There are also chemical and photochemical ways to test the bond of a label or tape, which all help ensure a better understanding of the integrity of the bond throughout a specified lifetime.
One specific method for labels worth mentioning is mandrel performance, which tests specifically for smaller diameter vials and bottles, ensuring the adhesive will stay stuck and will not start ‘flapping’.
A typical laboratory test is to bond labels onto a small glass or plastic test tube and observe what adhesives are best suited for that application, remembering it is the specific balance of adhesion and cohesion that makes the label work.
Figure 4.7 FINAT Tack test
The role of the PSA in contaminating recycling streams is now widely recognized. If, for example, an adhesive remains on the PET bottle surface after the label is removed, the PET flake recycling stream can be contaminated.

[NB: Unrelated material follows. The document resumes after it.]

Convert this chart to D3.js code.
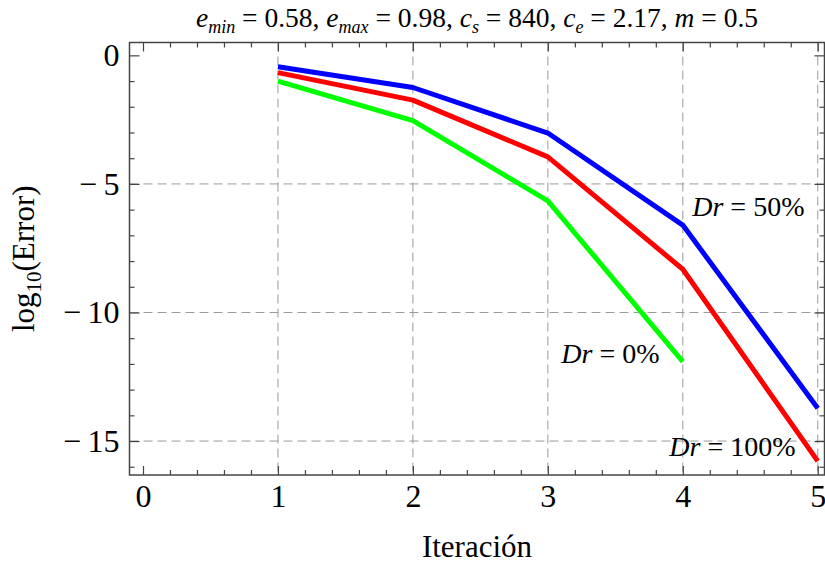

Adhesive manufacturers have responded with adhesives that ‘switch off’ in the presence of the alkaline solution found in recycling wash systems.
The adhesive stays with the label film leaving the polyester clean for recycling.
Adhesive manufacturers are also working on systems which allow cleaner recovery of pulp in the paper recycling process. These include screenable adhesives, which are designed with bigger molecular components.
When paper labels are pulped and soaked in water during the recycling process the adhesive separate from the paper and the larger adhesive particles can then be screened off, allowing smaller paper pulp particles to be separated.
On the sustainability front, compostable PSA adhesives are now available, along with alkali-soluble PSA adhesives and bio-based.